Monday, February 02, 2009

Poem for Monday

To Be in Love
By Gwendolyn Brooks


     To be in love
Is to touch things with a lighter hand.

In yourself you stretch, you are well.

You look at things
Through his eyes.
     A Cardinal is red.
     A sky is blue.
Suddenly you know he knows too.
He is not there but
You know you are tasting together
The winter, or light spring weather.

His hand to take your hand is overmuch.
Too much to bear.

You cannot look in his eyes
Because your pulse must not say
What must not be said.

We he
Shuts a door --
Is not there --
Your arms are water.

And you are free
With a ghastly freedom.

You are the beautiful half
Of a golden hurt.

You remember and covet his mouth,
To touch, to whisper on.

Oh when to declare
Is certain Death!

Oh when to apprize
Is to mesmerize,

To see fall down, the Column of Gold,
Into the commonest ash.

--------

"In this cold month with its holiday for lovers, I offer this poem from Gwendolyn Brooks," writes Mary Karr in Poet's Choice in one of the last issues of The Washington Post Book World. "The granddaughter of a runaway slave, Brooks was anointed into verse when her one-time schoolteacher mother took her to see Langston Hughes, who steered her to modernists like Ezra Pound, T.S. Eliot and e.e. cummings. No doubt their poems influenced her, as did the urban, streetwise Chicago school of writing. The way the speaker below is wholly absorbed by her lover echoes the work of metaphysical poet John Donne; her oddball punctuation recalls Emily Dickinson's poems. But Brooks is her own phylum....the freedom his absence brings is ghastly, but revealing your ardor might reduce the romance to ash. In such a slender string of words, Brooks chronicles the shyness of a schoolgirl crush that paralyzes lovers of every age and gender."

In the morning, Daniel had robotics and Adam had Hebrew school. In the afternoon, we intended to hike a bit at Great Falls, but it was so muddy that we quickly gave up on that idea before someone slid down the rocks and sprained an ankle. So it was a pretty quiet day till late afternoon, when we packed up the tin of potato chips we bought at the Utz factory (a New York Jets tin in honor of the loyalties of the host) and went to the annual Super Bowl party hosted by my oldest friend, Linda, and her husband, Ira. We had to miss it last year because I was sick, and it was bigger than ever -- new enormous screen and surround sound, more people, people's kids older and more attentive, and even more desserts! It was a good game, though I am aggravated that after all the borderline calls that went Pittsburgh's way, the officials didn't rule that last play an incomplete pass and give the Cardinals one more chance.


The game-watching crowd during a commercial break in the first quarter of Super Bowl XLIII.


At any given moment, however, there were between 10 and 20 people in the kitchen and dining room, where the food and drinks were kept.
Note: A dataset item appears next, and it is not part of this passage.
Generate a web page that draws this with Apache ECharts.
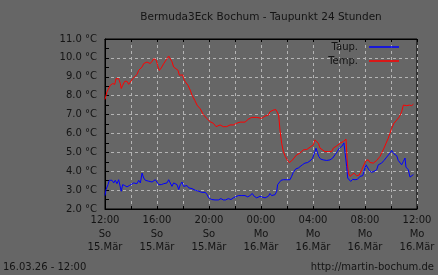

This is the dessert table seen from the living room.


Those who were not interested in the game -- mostly children under 10 and a couple of parents -- hung out in the basement, where the Nadal-Federer Australian Open final match was on a much smaller TV.


Most people stayed upstairs, however, where it was standing-room-only to watch the game. (The top floor was off limits, as the dogs were locked in one room and the parakeets in another.)


The cat, however, was in her customary place atop a perch, ignoring everyone and everything.


And the snowy muddy shoe-and-boot pile was in its customary place by the front door -- well over 100 of them.


Someone had brought many of the giveaway 3-D glasses necessary to watch the Monsters vs. Aliens and SoBe commercials -- which looked terrific. Most of the adults wearing the glasses (including myself) looked dorky, but the kids looked adorable!


Much of the crowd had taken their kids home by the time Bruce Springsteen and the E Street Band took the stage at halftime. It was a lot of fun to see them, but did Bruce sound like he was in pain, like maybe he threw out his back doing that slide across the stage?


I was chatting with people and didn't see all the ads, but the ones that stood out most were the Doritos "Lucky Day" ad, the Bridgestone Tires "Potato Heads" ad, the Priceline "Talk Like Shatner" ad, and the NBC "LMAO" ad which was much funnier than I've ever known any of those shows to be. We came home during the third quarter so the kids could organize their stuff for school and I could upload the big versions of the above photos -- I promised the hosts that I would get pictures of the people and the shoe pile. My meal included hot wings, cheese and fruit squares, chocolate covered pretzels, and other health foods, but tonight I am just grateful that we did not bake and eat the peanut butter cookie dough that we bought from Daniel's school choir fundraiser, since the batch number on our package has turned up on the corporate web site listing products contaminated with salmonella from that peanut plant in Georgia!